We investors may actually one day earn money — say, on a mutual fund rebate? — if we choose one firm over another. Yes, it's a joke, but can more zero-fee funds be far behind? What will Vanguard do to respond? We asked for comment but didn't hear back by press time.

"If they had been thinking strategically, Vanguard should have welcomed Fidelity to the low-cost arena and used it to promote the fact that they've been low cost across their entire platform for years," said Dan Wiener, editor of the Independent Adviser for Vanguard Investors newsletter.

"Welcoming Fidelity would have been a huge win for Vanguard and would have stolen all the attention and refocused it on them."

That said, these are brand-new funds with no track record. For more information, here's a link to Fidelity's SEC filing on the new funds. Moreover, the adviser to these two funds can route its trade orders through Fidelity, according to the SEC filing, which is likely how Fidelity will make money off of the "free" mutual funds.

"Geode may place trades with certain brokers, including National Financial Services LLC and Luminex Trading & Analytics LLC," with whom Fidelity is under common control, according to the SEC filing.

New name, mandate for Vanguard metals fund

Separately, Vanguard changed the name and mandate on one of its precious metals funds. Originally called Gold & Precious Metals at its 1984 inception, the fund was renamed Precious Metals in 2001 and then recast again as Precious Metals & Mining in 2004. M&G Capital Management was the outside portfolio manager on the fund but has been fired and replaced by Wellington Management, which takes over with a new mandate under the  name Global Capital Cycles.

CEO Tim Buckley said that the restructuring took into account both "performance and usage." Vanguard will provide more information in the fund's July semiannual report, but that won't be available until at least mid-September. Precious Metals & Mining currently has $2.3 billion in assets, which, while less than half its size at its April 2011 peak of $5.7 billion, "is remarkable given the horrific performance its shareholders have suffered," Wiener added.

After Precious Metals & Mining lost 56 percent in 2008, investors yanked $357 million from the fund. They missed out on the 76.5 percent gain in 2009. Almost $900 million flowed back into the fund that year and in 2010, just in time for a run of five losing years when the fund dropped 72.3 percent.

Its new objective: low correlation to the broad stock market by investing in commodity-oriented businesses as it tries to capture gains from cyclical changes in the capital cycle. Telecommunications and utility companies with "irreplaceable or scarce infrastructure assets" will be a focus, according to Vanguard, though the fund will maintain "meaningful" exposure to metals and mining stocks. And, the manager has the ability to hold lots of cash. Vanguard's Buckley said the recast fund will be "more diversified and predictable" and its expense ratio will rise by one basis point, from 0.36 percent to 0.37 percent.
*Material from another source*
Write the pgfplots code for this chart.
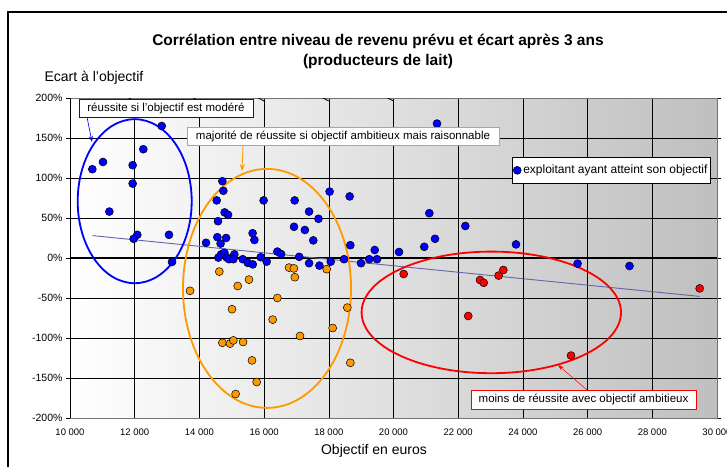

New Global Capital Cycles manager Keith White is also a co-manager on John Hancock's $650 million Seaport Long/Short Fund, which allocates 20 percent of its assets to a capital cycles long/short strategy. Since its December 2013 inception, the fund has outperformed peers in the long/short category but has dramatically underperformed the MSCI World Index against which John Hancock measures it. White, at last report, owned no shares in the fund, Wiener said.

In the Vanguard iteration, Global Capital Cycles can have 25 percent or more of its assets in precious metals and mining stocks.

Vanguard has not yet said what it will benchmark the fund's performance against, but Wellington will be subject to a performance fee. The new strategy should be in place, along with the new name, by the end of September.

"Personally, I'll keep my powder dry, or invest it somewhere else," Wiener said.